Work to do -> Write out exactly, please, every line from the beginning of the entries to the line holding "minimum height=30pt] (obs)", and no pictures.

(Stored dataset items)
----

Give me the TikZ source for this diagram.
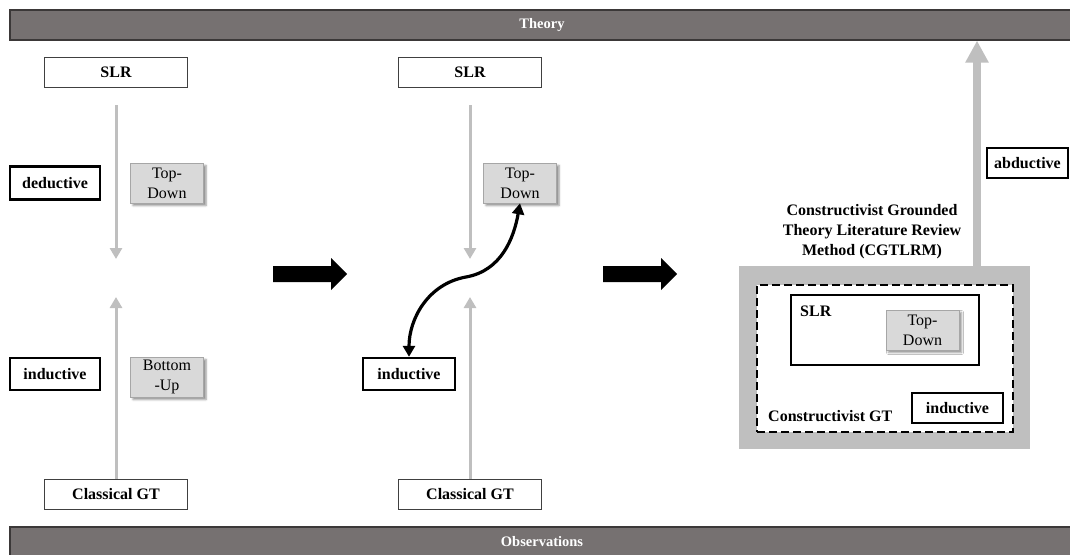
\documentclass[tikz,border=0pt]{standalone}
\usepackage{fontspec}
\setmainfont{Liberation Serif}
\usetikzlibrary{arrows.meta,shadows.blur}

\definecolor{barfill}{HTML}{767171}
\definecolor{barline}{HTML}{3B3838}
\definecolor{flowgray}{HTML}{BFBFBF}
\definecolor{cardfill}{HTML}{D9D9D9}
\definecolor{cardline}{HTML}{A6A6A6}

\tikzset{
  bar/.style={fill=barfill, draw=barline, line width=1.2pt, text=white,
    inner sep=0, font=\bfseries\fontsize{14.5}{16}\selectfont},
  plainbox/.style={draw=black!75, line width=0.8pt, minimum width=143pt,
    minimum height=30pt, inner sep=0, font=\bfseries\fontsize{16}{18}\selectfont},
  boldbox/.style={draw=black, line width=2.4pt, inner sep=0,
    font=\bfseries\fontsize{16}{18}\selectfont},
  card/.style={fill=cardfill, draw=cardline, line width=0.6pt,
    minimum width=73pt, minimum height=40pt, inner sep=0, align=center,
    font=\fontsize{16}{20}\selectfont,
    blur shadow={shadow xshift=2.5pt, shadow yshift=-2.5pt,
      shadow blur radius=2pt, shadow opacity=45}},
  label/.style={inner sep=0, font=\bfseries\fontsize{16}{20}\selectfont},
  flow/.style={draw=flowgray, line width=3pt,
    -{Triangle[length=11pt,width=12pt]}},
  bigflow/.style={draw=flowgray, line width=8pt,
    -{Triangle[length=22pt,width=22pt]}},
  link/.style={draw=black, line width=3.2pt,
    {Triangle[length=11pt,width=12pt]}-{Triangle[length=11pt,width=12pt]}},
  stagearrow/.pic={
    \fill[black] (0,-8) -- (58,-8) -- (58,-16) -- (74,0) -- (58,16)
      -- (58,8) -- (0,8) -- cycle;
  }
}

\begin{document}
\begin{tikzpicture}[x=1pt,y=-1pt]
\useasboundingbox (0,0) rectangle (1070,554);

% top and bottom bands
\node[bar, minimum width=1064pt, minimum height=30pt] (theory) at (542,25) {Theory};
\node[bar, minimum width=1064pt, minimum height=30pt] (obs) at (542,542) {Observations};

% ---- stage 1: classical pairing ----
\node[plainbox] (lslr) at (116,72) {SLR};
\node[plainbox] (lgt)  at (116,494) {Classical GT};
\node[boldbox, minimum width=90pt, minimum height=33pt] (lded) at (55,183) {deductive};
\node[boldbox, minimum width=90pt, minimum height=32pt] (lind) at (55,374) {inductive};
\node[card] (ltd) at (167,183) {Top-\\Down};
\node[card] (lbu) at (167,377) {Bottom\\-Up};
\coordinate (ldstart) at (116,105);
\coordinate (ldend)   at (116,259);
\coordinate (luend)   at (116,297);
\draw[flow] (ldstart) -- (ldend);
\draw[flow] (lgt.north) -- (luend);

\pic at (273,274) {stagearrow};

% ---- stage 2: combined ----
\node[plainbox] (mslr) at (470,72) {SLR};
\node[plainbox] (mgt)  at (470,494) {Classical GT};
\node[card] (mtd) at (520,183) {Top-\\Down};
\node[boldbox, minimum width=92pt, minimum height=32pt] (mind) at (409,374) {inductive};
\coordinate (mdstart) at (470,105);
\coordinate (mdend)   at (470,259);
\coordinate (muend)   at (470,297);
\draw[flow] (mdstart) -- (mdend);
\draw[flow] (mgt.north) -- (muend);
\coordinate (mbend) at (466,277);
\draw[link] (mind.north) to[out=90,in=190] (mbend) to[out=10,in=-100] (mtd.south);

\pic at (603,274) {stagearrow};

% ---- stage 3: CGTLRM ----
\node[fill=flowgray, minimum width=291pt, minimum height=183pt, inner sep=0]
  (cg) at (884.5,357.5) {};
\node[fill=white, draw=black, line width=2pt, dash pattern=on 8pt off 4pt,
  minimum width=256pt, minimum height=147pt, inner sep=0] (cgt) at (885,358.5) {};
\node[draw=black, line width=2pt, minimum width=188pt, minimum height=70pt,
  inner sep=0] (rslr) at (885,330) {};
\node[label, anchor=base west] (rslrlabel) at (800,316) {SLR};
\node[card] (rtd) at (922.5,330) {Top-\\Down};
\node[label, anchor=base west] (cgtlabel) at (768,421) {Constructivist GT};
\node[boldbox, minimum width=91pt, minimum height=30pt] (rind) at (957.5,408) {inductive};
\node[label, align=center] (cgtitle) at (872,232) {Constructivist Grounded\\Theory Literature Review\\Method (CGTLRM)};

\coordinate (abfoot) at (977,266);
\draw[bigflow] (abfoot) -- (abfoot |- theory.south);
\node[boldbox, minimum width=81pt, minimum height=30pt] (abd) at (1027.5,163) {abductive};

\end{tikzpicture}
\end{document}
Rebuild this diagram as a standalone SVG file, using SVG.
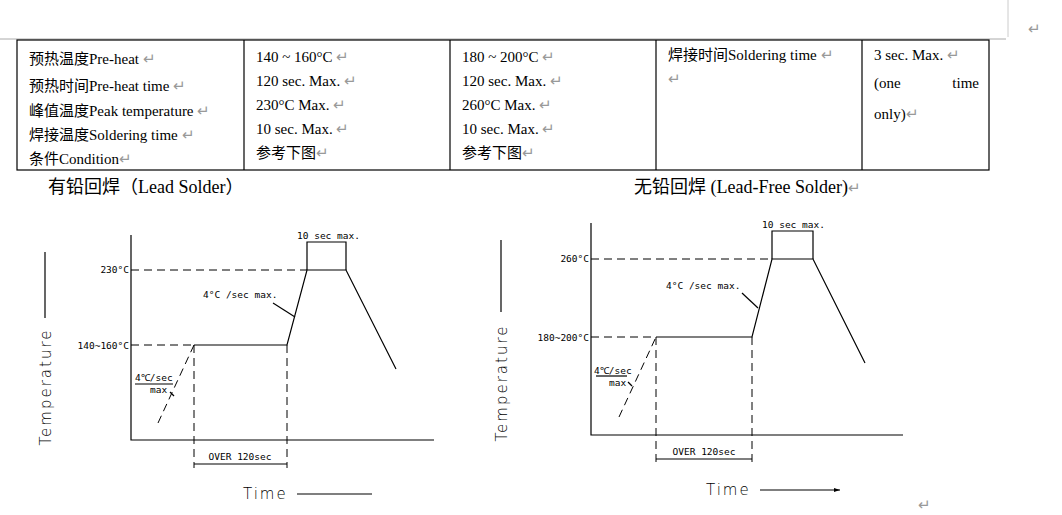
<svg xmlns="http://www.w3.org/2000/svg" width="1062" height="515" viewBox="0 0 1062 515">
<style>
.t{font-family:"Liberation Serif","Noto Sans CJK SC",serif;font-size:15px;fill:#000}
.h{font-family:"Liberation Serif","Noto Sans CJK SC",serif;font-size:18px;fill:#000}
.r{fill:#999}
.c{font-family:"DejaVu Sans Mono",monospace;font-size:9.5px;fill:#000}
.ax{font-family:"DejaVu Sans","Noto Sans",sans-serif;font-size:15px;fill:#000;letter-spacing:2px;font-weight:300}
.s{stroke:#000;stroke-width:1.2;fill:none}
.d{stroke:#000;stroke-width:1;fill:none;stroke-dasharray:8,5}
</style>
<rect width="1062" height="515" fill="#fff"/>
<g id="page">
<line x1="0" y1="39" x2="1006" y2="39" stroke="#aaa"/>
<line x1="1008" y1="0" x2="1008" y2="37" stroke="#ccc"/>
<text x="1028" y="34" class="t r">↵</text>
</g>
<g id="table">
<rect x="17" y="40" width="972" height="130" class="s" stroke-width="1"/>
<line x1="244" y1="40" x2="244" y2="170" class="s"/>
<line x1="450" y1="40" x2="450" y2="170" class="s"/>
<line x1="656" y1="40" x2="656" y2="170" class="s"/>
<line x1="862" y1="40" x2="862" y2="170" class="s"/>
<text class="t" x="29" y="64">预热温度Pre-heat <tspan class="r">↵</tspan></text>
<text class="t" x="29" y="91">预热时间Pre-heat time <tspan class="r">↵</tspan></text>
<text class="t" x="29" y="116">峰值温度Peak temperature <tspan class="r">↵</tspan></text>
<text class="t" x="29" y="140">焊接温度Soldering time <tspan class="r">↵</tspan></text>
<text class="t" x="29" y="164">条件Condition<tspan class="r">↵</tspan></text>
<text class="t" x="256" y="62">140 ~ 160°C <tspan class="r">↵</tspan></text>
<text class="t" x="256" y="86">120 sec. Max. <tspan class="r">↵</tspan></text>
<text class="t" x="256" y="110">230°C Max. <tspan class="r">↵</tspan></text>
<text class="t" x="256" y="134">10 sec. Max. <tspan class="r">↵</tspan></text>
<text class="t" x="256" y="158">参考下图<tspan class="r">↵</tspan></text>
<text class="t" x="462" y="62">180 ~ 200°C <tspan class="r">↵</tspan></text>
<text class="t" x="462" y="86">120 sec. Max. <tspan class="r">↵</tspan></text>
<text class="t" x="462" y="110">260°C Max. <tspan class="r">↵</tspan></text>
<text class="t" x="462" y="134">10 sec. Max. <tspan class="r">↵</tspan></text>
<text class="t" x="462" y="158">参考下图<tspan class="r">↵</tspan></text>
<text class="t" x="668" y="60">焊接时间Soldering time <tspan class="r">↵</tspan></text>
<text class="t r" x="668" y="84">↵</text>
<text class="t" x="874" y="60">3 sec. Max. <tspan class="r">↵</tspan></text>
<text class="t" x="874" y="88">(one</text>
<text class="t" x="979" y="88" text-anchor="end">time</text>
<text class="t" x="874" y="119">only)<tspan class="r">↵</tspan></text>
</g>
<text class="h" x="48" y="193">有铅回焊（Lead Solder）</text>
<text class="h" x="634" y="193">无铅回焊  (Lead-Free Solder)<tspan class="r" font-size="15">↵</tspan></text>
<g id="chart-lead">
<polyline class="s" points="131,235 131,440 434,440"/>
<line class="d" x1="131" y1="270" x2="307" y2="270"/>
<line class="d" x1="131" y1="345" x2="194" y2="345"/>
<polyline class="s" points="194,345 287,345 307,270 346,270 396,369"/>
<line class="d" x1="158" y1="423" x2="194" y2="345"/>
<line class="d" x1="194" y1="345" x2="194" y2="468"/>
<line class="d" x1="287" y1="345" x2="287" y2="468"/>
<line class="s" x1="194" y1="464" x2="287" y2="464"/>
<polyline class="s" points="307,270 307,242 346,242 346,270"/>
<line class="s" x1="273" y1="303" x2="295" y2="317" stroke-width="0.8"/>
<line class="s" x1="135" y1="384" x2="173" y2="384" stroke-width="0.8"/>
<line class="s" x1="170" y1="392" x2="174" y2="396" stroke-width="0.8"/>
<text class="c" x="129" y="273" text-anchor="end">230°C</text>
<text class="c" x="129" y="349" text-anchor="end">140~160°C</text>
<text class="c" x="297" y="239">10 sec max.</text>
<text class="c" x="203" y="298">4°C /sec max.</text>
<text class="c" x="135" y="381">4℃/sec</text>
<text class="c" x="150" y="393">max</text>
<text class="c" x="240" y="460" text-anchor="middle">OVER 120sec</text>
<text class="ax" transform="translate(51,387) rotate(-90)" text-anchor="middle">Temperature</text>
<line class="s" x1="45" y1="252" x2="45" y2="318"/>
<text class="ax" x="243" y="499">Time</text>
<line class="s" x1="297" y1="494" x2="372" y2="494"/>
</g>
<g id="chart-leadfree">
<polyline class="s" points="591,223 591,435 903,435"/>
<line class="d" x1="591" y1="259" x2="772" y2="259"/>
<line class="d" x1="591" y1="337" x2="656" y2="337"/>
<polyline class="s" points="656,337 752,337 772,259 813,259 865,363"/>
<line class="d" x1="619" y1="417" x2="656" y2="337"/>
<line class="d" x1="656" y1="337" x2="656" y2="463"/>
<line class="d" x1="752" y1="337" x2="752" y2="463"/>
<line class="s" x1="656" y1="459" x2="752" y2="459"/>
<polyline class="s" points="772,259 772,231 813,231 813,259"/>
<line class="s" x1="742" y1="293" x2="758" y2="308" stroke-width="0.8"/>
<line class="s" x1="596" y1="376" x2="627" y2="376" stroke-width="0.8"/>
<line class="s" x1="628" y1="382" x2="632" y2="386" stroke-width="0.8"/>
<text class="c" x="589" y="262" text-anchor="end">260°C</text>
<text class="c" x="589" y="341" text-anchor="end">180~200°C</text>
<text class="c" x="762" y="228">10 sec max.</text>
<text class="c" x="666" y="289">4°C /sec max.</text>
<text class="c" x="594" y="374">4℃/sec</text>
<text class="c" x="609" y="386">max</text>
<text class="c" x="704" y="455" text-anchor="middle">OVER 120sec</text>
<text class="ax" transform="translate(507,383) rotate(-90)" text-anchor="middle">Temperature</text>
<line class="s" x1="501" y1="240" x2="501" y2="312"/>
<text class="ax" x="706" y="495">Time</text>
<line class="s" x1="760" y1="490" x2="840" y2="490"/>
<path d="M840,490 l-6,-2 v4 z" fill="#000"/>
<text class="t r" x="918" y="510">↵</text>
</g>
</svg>
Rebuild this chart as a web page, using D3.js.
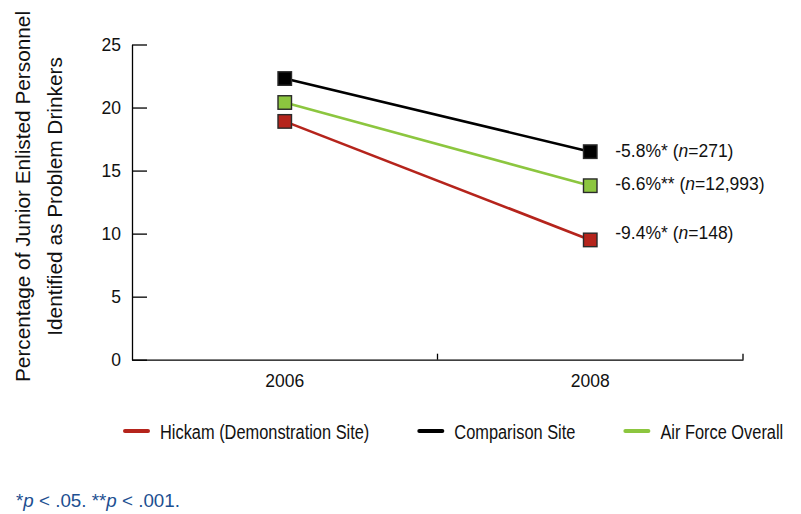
<!DOCTYPE html>
<html>
<head>
<meta charset="utf-8">
<script src="https://cdn.jsdelivr.net/npm/d3@7/dist/d3.min.js"></script>
<style>
  html, body { margin: 0; padding: 0; background: #fff; }
  svg { display: block; }
</style>
</head>
<body>
<div id="chart"></div>
<script>
// === DATA ===
const years = ["2006", "2008"];
const seriesNames = ["Hickam (Demonstration Site)", "Comparison Site", "Air Force Overall"];
const hickam = [18.9, 9.5];
const comparison = [22.3, 16.5];
const airForce = [20.4, 13.8];
const changeLabels = ["-9.4%", "-5.8%", "-6.6%"];
const starLabels = ["*", "*", "**"];
const nLabels = ["148", "271", "12,993"];
const yTicks = [0, 5, 10, 15, 20, 25];

// === LAYOUT ===
const W = 801, H = 514;
const plot = { left: 132, right: 743, top: 44.5, bottom: 359.7 };
const colors = ["#b5241c", "#000000", "#8cc63f"];
const labelNudge = [-7, 0, -1.5];   // small vertical tweaks for end labels
const sans = "'Liberation Sans', Arial, sans-serif";
const condense = 0.78;              // legend text is set in a condensed face

const series = seriesNames.map((name, i) => ({
  name,
  values: [hickam, comparison, airForce][i],
  color: colors[i],
  change: changeLabels[i],
  stars: starLabels[i],
  n: nLabels[i],
  nudge: labelNudge[i]
}));

const svg = d3.select("#chart").append("svg")
  .attr("width", W)
  .attr("height", H);

const x = d3.scaleBand().domain(years).range([plot.left, plot.right]).padding(0);
const y = d3.scaleLinear().domain([0, 25]).range([plot.bottom, plot.top]);
const cx = d => x(d) + x.bandwidth() / 2;

// === AXES ===
const yAxisG = svg.append("g")
  .attr("transform", `translate(${plot.left},0)`)
  .call(d3.axisLeft(y).tickValues(yTicks).tickSize(-15).tickSizeOuter(0).tickPadding(11));

yAxisG.selectAll("text")
  .style("font-family", sans)
  .style("font-size", "17.5px")
  .attr("fill", "#111");

const xAxisG = svg.append("g")
  .attr("transform", `translate(0,${plot.bottom})`)
  .call(d3.axisBottom(x).tickSize(0).tickSizeOuter(0).tickPadding(15));

xAxisG.selectAll("text")
  .style("font-family", sans)
  .style("font-size", "17.5px")
  .attr("fill", "#111");

// band boundary ticks pointing up
xAxisG.selectAll("line.bound")
  .data(years)
  .join("line")
  .attr("class", "bound")
  .attr("x1", d => x(d) + x.bandwidth())
  .attr("x2", d => x(d) + x.bandwidth())
  .attr("y1", 0)
  .attr("y2", -6)
  .attr("stroke", "#000");

svg.selectAll(".domain, .tick line, line.bound")
  .attr("stroke", "#000")
  .attr("stroke-width", 1.3);

// === Y TITLE ===
const titleLines = ["Percentage of Junior Enlisted Personnel", "Identified as Problem Drinkers"];
const titleBase = [30, 61.5];
svg.append("g")
  .selectAll("text")
  .data(titleLines)
  .join("text")
  .attr("transform", (d, i) => `translate(${titleBase[i]},196.5) rotate(-90)`)
  .attr("text-anchor", "middle")
  .style("font-family", sans)
  .style("font-size", "20.8px")
  .attr("fill", "#111")
  .text(d => d);

// === LINES & MARKERS ===
const line = d3.line()
  .x((v, i) => cx(years[i]))
  .y(v => y(v));

const sg = svg.append("g")
  .selectAll("g")
  .data(series)
  .join("g");

sg.append("path")
  .attr("d", d => line(d.values))
  .attr("fill", "none")
  .attr("stroke", d => d.color)
  .attr("stroke-width", 2.6);

const ms = 13.5;
sg.selectAll("rect")
  .data(d => d.values.map((v, i) => ({ v, year: years[i], color: d.color })))
  .join("rect")
  .attr("x", d => cx(d.year) - ms / 2)
  .attr("y", d => y(d.v) - ms / 2)
  .attr("width", ms)
  .attr("height", ms)
  .attr("fill", d => d.color)
  .attr("stroke", "#2a2a2a")
  .attr("stroke-width", 1.4);

// end labels
const endLabel = sg.append("text")
  .attr("x", cx(years[1]) + 25)
  .attr("y", d => y(d.values[1]) + d.nudge)
  .attr("dy", "0.32em")
  .style("font-family", sans)
  .style("font-size", "17.5px")
  .attr("fill", "#111");
endLabel.append("tspan").text(d => `${d.change}${d.stars} (`);
endLabel.append("tspan").style("font-style", "italic").text("n");
endLabel.append("tspan").text(d => `=${d.n})`);

// === LEGEND ===
const legend = svg.append("g").attr("transform", "translate(0,431)");
let lx = 125;
series.forEach(s => {
  const item = legend.append("g").attr("transform", `translate(${lx},0)`);
  item.append("line")
    .attr("x1", 0).attr("x2", 23)
    .attr("y1", 0).attr("y2", 0)
    .attr("stroke", s.color)
    .attr("stroke-width", 4)
    .attr("stroke-linecap", "round");
  // squeeze the label horizontally to mimic a condensed face
  const t = item.append("g")
    .attr("transform", `translate(35,0) scale(${condense},1)`)
    .append("text")
    .attr("dy", "0.36em")
    .style("font-family", sans)
    .style("font-size", "21px")
    .attr("fill", "#111")
    .text(s.name);
  const w = t.node().getComputedTextLength() * condense;
  lx += 35 + w + 50;
});

// === FOOTNOTE ===
const note = svg.append("text")
  .attr("x", 16)
  .attr("y", 507)
  .style("font-family", sans)
  .style("font-size", "18.8px")
  .attr("fill", "#1d4f91");
note.append("tspan").text("*");
note.append("tspan").style("font-style", "italic").text("p");
note.append("tspan").text(" < .05. **");
note.append("tspan").style("font-style", "italic").text("p");
note.append("tspan").text(" < .001.");
</script>
</body>
</html>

----

Final answer ->
Give me the TikZ source for this diagram.
\documentclass[tikz,border=0pt]{standalone}
\usepackage{fontspec}
\setmainfont{Liberation Serif}
\usetikzlibrary{arrows.meta,shadows.blur}

\definecolor{barfill}{HTML}{767171}
\definecolor{barline}{HTML}{3B3838}
\definecolor{flowgray}{HTML}{BFBFBF}
\definecolor{cardfill}{HTML}{D9D9D9}
\definecolor{cardline}{HTML}{A6A6A6}

\tikzset{
  bar/.style={fill=barfill, draw=barline, line width=1.2pt, text=white,
    inner sep=0, font=\bfseries\fontsize{14.5}{16}\selectfont},
  plainbox/.style={draw=black!75, line width=0.8pt, minimum width=143pt,
    minimum height=30pt, inner sep=0, font=\bfseries\fontsize{16}{18}\selectfont},
  boldbox/.style={draw=black, line width=2.4pt, inner sep=0,
    font=\bfseries\fontsize{16}{18}\selectfont},
  card/.style={fill=cardfill, draw=cardline, line width=0.6pt,
    minimum width=73pt, minimum height=40pt, inner sep=0, align=center,
    font=\fontsize{16}{20}\selectfont,
    blur shadow={shadow xshift=2.5pt, shadow yshift=-2.5pt,
      shadow blur radius=2pt, shadow opacity=45}},
  label/.style={inner sep=0, font=\bfseries\fontsize{16}{20}\selectfont},
  flow/.style={draw=flowgray, line width=3pt,
    -{Triangle[length=11pt,width=12pt]}},
  bigflow/.style={draw=flowgray, line width=8pt,
    -{Triangle[length=22pt,width=22pt]}},
  link/.style={draw=black, line width=3.2pt,
    {Triangle[length=11pt,width=12pt]}-{Triangle[length=11pt,width=12pt]}},
  stagearrow/.pic={
    \fill[black] (0,-8) -- (58,-8) -- (58,-16) -- (74,0) -- (58,16)
      -- (58,8) -- (0,8) -- cycle;
  }
}

\begin{document}
\begin{tikzpicture}[x=1pt,y=-1pt]
\useasboundingbox (0,0) rectangle (1070,554);

% top and bottom bands
\node[bar, minimum width=1064pt, minimum height=30pt] (theory) at (542,25) {Theory};
\node[bar, minimum width=1064pt, minimum height=30pt] (obs) at (542,542) {Observations};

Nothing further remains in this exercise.